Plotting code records
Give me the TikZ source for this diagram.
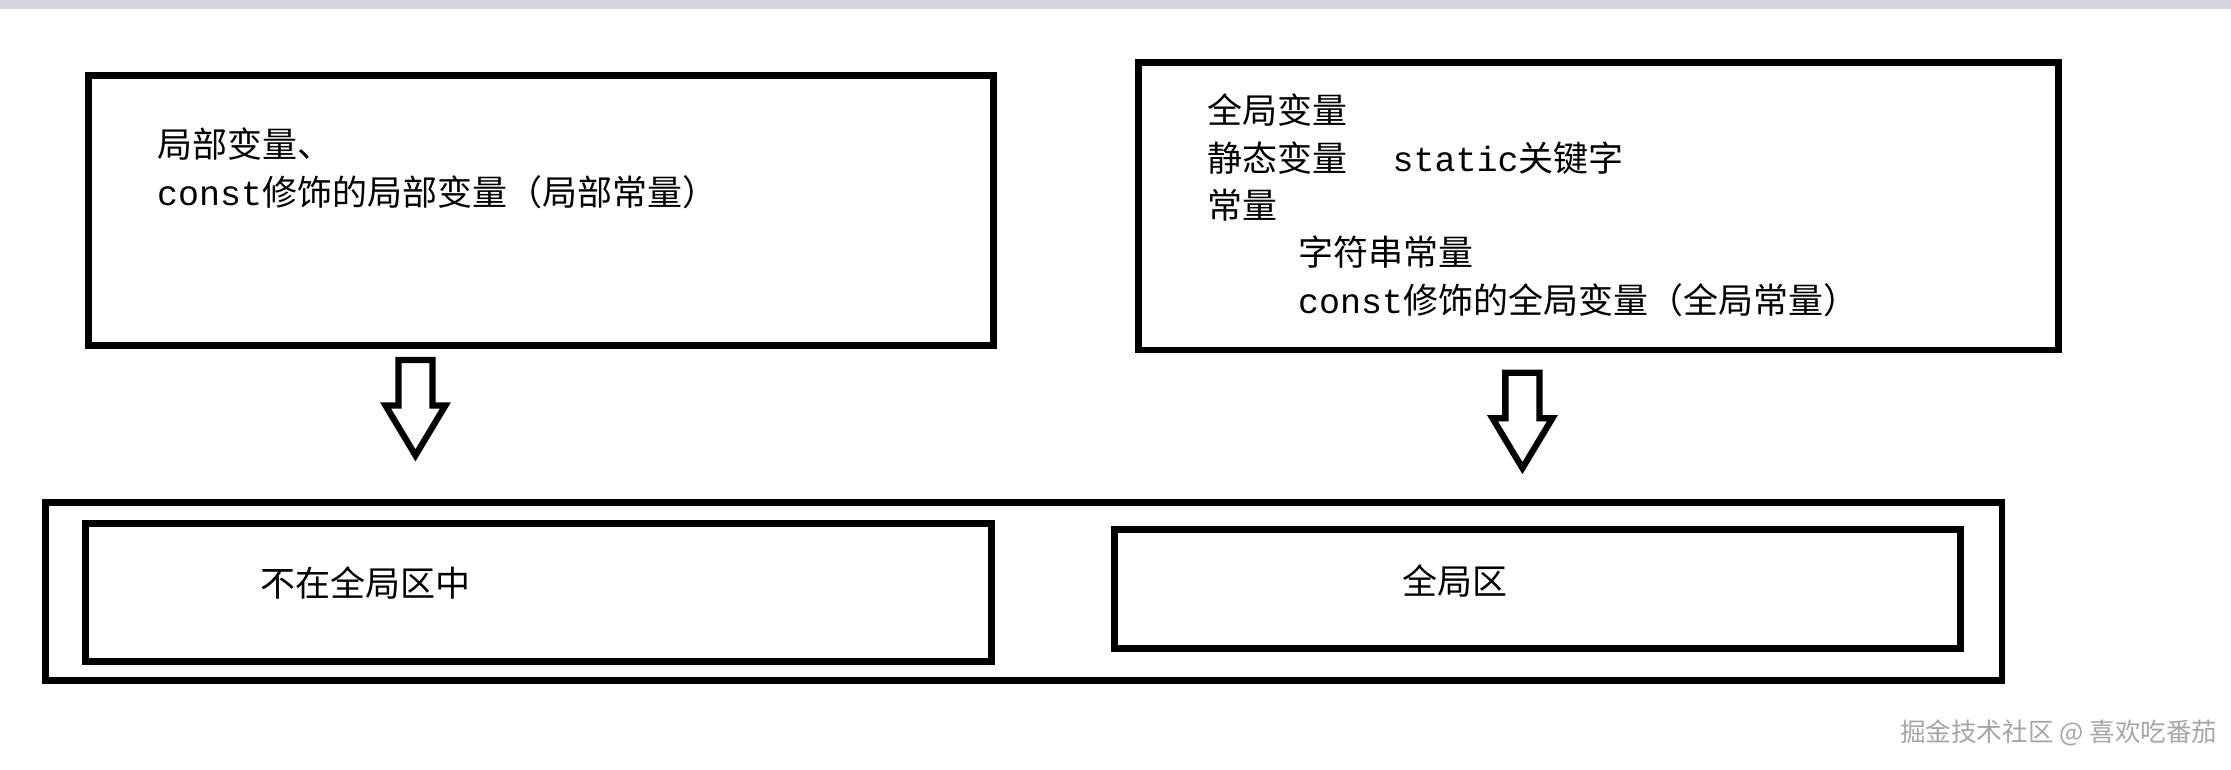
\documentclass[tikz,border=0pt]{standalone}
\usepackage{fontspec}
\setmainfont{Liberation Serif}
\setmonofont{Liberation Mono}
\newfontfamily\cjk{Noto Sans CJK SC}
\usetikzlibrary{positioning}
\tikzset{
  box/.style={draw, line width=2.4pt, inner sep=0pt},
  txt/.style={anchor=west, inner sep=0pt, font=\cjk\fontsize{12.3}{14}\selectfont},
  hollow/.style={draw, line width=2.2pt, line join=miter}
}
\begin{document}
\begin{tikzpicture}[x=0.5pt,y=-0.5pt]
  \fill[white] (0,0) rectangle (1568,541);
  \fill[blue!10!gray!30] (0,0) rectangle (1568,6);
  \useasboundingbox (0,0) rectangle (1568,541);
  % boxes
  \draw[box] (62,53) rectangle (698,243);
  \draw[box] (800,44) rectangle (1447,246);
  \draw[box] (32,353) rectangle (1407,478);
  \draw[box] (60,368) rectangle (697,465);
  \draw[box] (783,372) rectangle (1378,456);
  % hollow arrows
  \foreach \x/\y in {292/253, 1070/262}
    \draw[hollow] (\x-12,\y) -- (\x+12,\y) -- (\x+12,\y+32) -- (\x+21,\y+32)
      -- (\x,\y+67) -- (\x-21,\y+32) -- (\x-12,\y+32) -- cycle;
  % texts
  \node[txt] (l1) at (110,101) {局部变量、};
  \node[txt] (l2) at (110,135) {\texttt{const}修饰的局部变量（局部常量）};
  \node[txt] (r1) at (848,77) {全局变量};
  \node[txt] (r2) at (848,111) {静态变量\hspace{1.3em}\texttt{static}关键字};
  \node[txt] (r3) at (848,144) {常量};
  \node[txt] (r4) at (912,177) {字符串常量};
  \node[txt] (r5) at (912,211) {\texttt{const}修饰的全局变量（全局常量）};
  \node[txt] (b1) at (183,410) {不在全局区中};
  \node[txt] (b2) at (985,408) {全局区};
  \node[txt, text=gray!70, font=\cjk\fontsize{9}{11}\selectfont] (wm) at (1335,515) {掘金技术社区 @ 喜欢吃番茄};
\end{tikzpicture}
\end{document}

--

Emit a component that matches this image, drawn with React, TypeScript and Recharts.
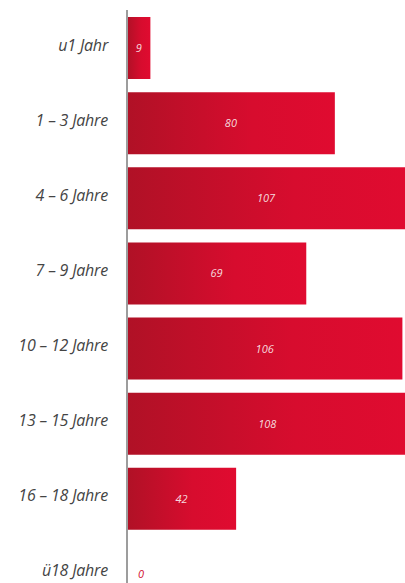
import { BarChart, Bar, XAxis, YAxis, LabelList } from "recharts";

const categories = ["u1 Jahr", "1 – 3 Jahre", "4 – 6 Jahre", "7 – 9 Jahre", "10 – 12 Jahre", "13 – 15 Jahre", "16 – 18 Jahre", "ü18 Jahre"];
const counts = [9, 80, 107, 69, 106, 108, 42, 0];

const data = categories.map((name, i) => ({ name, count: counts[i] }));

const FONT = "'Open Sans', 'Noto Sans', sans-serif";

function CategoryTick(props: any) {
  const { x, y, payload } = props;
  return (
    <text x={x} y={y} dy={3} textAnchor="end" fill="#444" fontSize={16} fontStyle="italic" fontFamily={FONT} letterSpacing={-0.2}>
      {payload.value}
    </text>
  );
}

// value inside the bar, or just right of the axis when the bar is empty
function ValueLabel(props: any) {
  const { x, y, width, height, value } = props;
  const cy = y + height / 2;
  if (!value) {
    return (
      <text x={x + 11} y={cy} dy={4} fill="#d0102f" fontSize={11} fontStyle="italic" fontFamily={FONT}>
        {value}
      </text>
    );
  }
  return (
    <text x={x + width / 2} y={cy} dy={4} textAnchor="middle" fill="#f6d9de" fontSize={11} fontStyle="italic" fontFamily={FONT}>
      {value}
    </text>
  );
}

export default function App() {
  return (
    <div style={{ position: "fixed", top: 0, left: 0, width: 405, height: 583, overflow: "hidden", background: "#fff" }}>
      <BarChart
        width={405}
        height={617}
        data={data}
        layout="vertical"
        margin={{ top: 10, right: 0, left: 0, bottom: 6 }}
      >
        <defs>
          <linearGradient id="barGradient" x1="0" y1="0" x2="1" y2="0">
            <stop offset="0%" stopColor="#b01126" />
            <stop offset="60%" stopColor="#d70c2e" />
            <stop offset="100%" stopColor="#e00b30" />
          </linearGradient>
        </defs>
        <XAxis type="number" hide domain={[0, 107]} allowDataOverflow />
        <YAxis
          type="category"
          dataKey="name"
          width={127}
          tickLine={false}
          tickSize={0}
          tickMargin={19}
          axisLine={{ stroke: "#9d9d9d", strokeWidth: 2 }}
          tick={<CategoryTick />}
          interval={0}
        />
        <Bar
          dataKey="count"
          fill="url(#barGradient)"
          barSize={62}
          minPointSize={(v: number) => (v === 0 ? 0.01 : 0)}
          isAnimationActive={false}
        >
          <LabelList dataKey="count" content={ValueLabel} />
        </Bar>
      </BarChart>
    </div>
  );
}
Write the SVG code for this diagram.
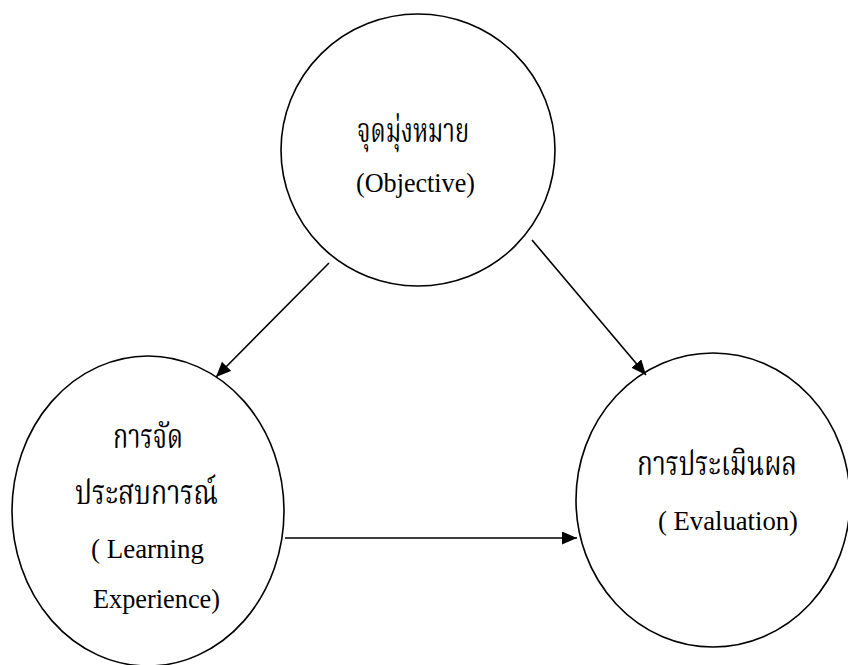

--

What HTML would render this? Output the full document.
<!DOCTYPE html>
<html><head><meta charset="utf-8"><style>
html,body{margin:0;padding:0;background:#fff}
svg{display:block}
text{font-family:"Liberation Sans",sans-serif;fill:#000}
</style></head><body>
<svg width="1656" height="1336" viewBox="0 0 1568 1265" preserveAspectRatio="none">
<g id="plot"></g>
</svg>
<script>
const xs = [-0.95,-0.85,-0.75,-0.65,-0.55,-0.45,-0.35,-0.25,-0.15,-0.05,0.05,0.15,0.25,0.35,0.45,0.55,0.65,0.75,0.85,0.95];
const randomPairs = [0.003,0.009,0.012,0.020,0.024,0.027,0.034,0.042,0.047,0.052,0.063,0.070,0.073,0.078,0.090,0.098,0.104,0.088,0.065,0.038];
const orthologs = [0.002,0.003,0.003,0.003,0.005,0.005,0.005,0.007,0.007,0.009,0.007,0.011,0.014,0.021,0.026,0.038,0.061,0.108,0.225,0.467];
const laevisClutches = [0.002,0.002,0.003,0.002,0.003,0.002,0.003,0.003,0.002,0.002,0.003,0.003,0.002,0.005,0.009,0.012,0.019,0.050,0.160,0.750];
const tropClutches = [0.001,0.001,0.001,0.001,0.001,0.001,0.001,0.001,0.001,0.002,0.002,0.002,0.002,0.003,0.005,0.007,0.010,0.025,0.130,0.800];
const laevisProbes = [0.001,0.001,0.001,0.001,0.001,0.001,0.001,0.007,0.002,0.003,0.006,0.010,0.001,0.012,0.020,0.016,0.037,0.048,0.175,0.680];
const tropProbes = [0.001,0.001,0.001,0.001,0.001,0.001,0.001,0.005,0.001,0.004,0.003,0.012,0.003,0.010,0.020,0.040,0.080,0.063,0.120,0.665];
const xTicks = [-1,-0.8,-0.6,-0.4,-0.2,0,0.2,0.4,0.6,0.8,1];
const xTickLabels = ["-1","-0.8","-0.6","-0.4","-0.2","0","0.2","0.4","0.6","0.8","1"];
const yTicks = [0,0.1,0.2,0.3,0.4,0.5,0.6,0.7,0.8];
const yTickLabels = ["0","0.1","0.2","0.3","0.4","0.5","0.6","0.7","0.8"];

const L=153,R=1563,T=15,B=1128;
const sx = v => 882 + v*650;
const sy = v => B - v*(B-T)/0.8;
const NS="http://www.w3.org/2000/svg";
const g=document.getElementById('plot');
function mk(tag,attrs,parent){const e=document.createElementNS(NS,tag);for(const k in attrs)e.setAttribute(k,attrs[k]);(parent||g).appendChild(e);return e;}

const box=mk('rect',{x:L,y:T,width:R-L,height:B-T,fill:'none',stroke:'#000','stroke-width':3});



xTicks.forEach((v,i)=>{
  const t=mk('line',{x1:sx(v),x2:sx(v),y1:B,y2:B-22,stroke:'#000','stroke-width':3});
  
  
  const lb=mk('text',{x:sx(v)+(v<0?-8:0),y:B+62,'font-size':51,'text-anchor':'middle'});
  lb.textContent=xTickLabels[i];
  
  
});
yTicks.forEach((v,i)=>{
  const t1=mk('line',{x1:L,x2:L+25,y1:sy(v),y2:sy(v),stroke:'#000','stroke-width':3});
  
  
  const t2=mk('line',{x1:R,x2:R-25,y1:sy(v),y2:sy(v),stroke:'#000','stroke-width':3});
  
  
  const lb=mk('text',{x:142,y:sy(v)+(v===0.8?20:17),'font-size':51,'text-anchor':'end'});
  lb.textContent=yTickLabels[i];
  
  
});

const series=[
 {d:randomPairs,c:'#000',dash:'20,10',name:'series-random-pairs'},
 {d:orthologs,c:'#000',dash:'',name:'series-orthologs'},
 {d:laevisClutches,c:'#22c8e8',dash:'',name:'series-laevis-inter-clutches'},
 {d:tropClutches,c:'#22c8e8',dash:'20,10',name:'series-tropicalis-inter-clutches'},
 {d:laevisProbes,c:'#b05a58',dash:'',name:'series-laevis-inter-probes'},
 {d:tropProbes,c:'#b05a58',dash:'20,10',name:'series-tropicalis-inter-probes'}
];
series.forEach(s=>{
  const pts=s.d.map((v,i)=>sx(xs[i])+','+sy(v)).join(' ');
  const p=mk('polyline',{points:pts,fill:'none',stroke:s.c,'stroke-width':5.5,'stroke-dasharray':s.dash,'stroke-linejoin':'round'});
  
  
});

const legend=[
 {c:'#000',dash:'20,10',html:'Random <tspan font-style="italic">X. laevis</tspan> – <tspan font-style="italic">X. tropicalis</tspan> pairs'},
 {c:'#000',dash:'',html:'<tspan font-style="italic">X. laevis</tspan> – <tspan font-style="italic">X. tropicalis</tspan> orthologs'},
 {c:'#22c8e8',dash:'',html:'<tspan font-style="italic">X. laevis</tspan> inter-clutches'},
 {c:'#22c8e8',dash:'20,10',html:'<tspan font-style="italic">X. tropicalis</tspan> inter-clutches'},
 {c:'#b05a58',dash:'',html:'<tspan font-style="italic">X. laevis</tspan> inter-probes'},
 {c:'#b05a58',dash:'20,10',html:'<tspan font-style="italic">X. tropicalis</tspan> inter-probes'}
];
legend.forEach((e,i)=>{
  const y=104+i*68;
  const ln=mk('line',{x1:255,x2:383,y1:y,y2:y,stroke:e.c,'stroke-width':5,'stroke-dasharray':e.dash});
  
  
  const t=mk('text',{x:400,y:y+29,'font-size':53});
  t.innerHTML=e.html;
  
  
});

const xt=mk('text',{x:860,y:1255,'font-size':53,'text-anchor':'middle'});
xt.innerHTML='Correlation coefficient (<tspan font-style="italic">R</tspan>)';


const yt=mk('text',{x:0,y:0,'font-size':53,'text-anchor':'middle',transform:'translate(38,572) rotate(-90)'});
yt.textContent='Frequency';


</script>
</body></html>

- Task directions -
From the listing above, pick out each line where the word "this" appears.

- Correct response -
Give me the TikZ source for this diagram.
Emit a component that matches this image, drawn with React, TypeScript and Recharts.
Write the SVG code for this diagram.
What HTML would render this? Output the full document.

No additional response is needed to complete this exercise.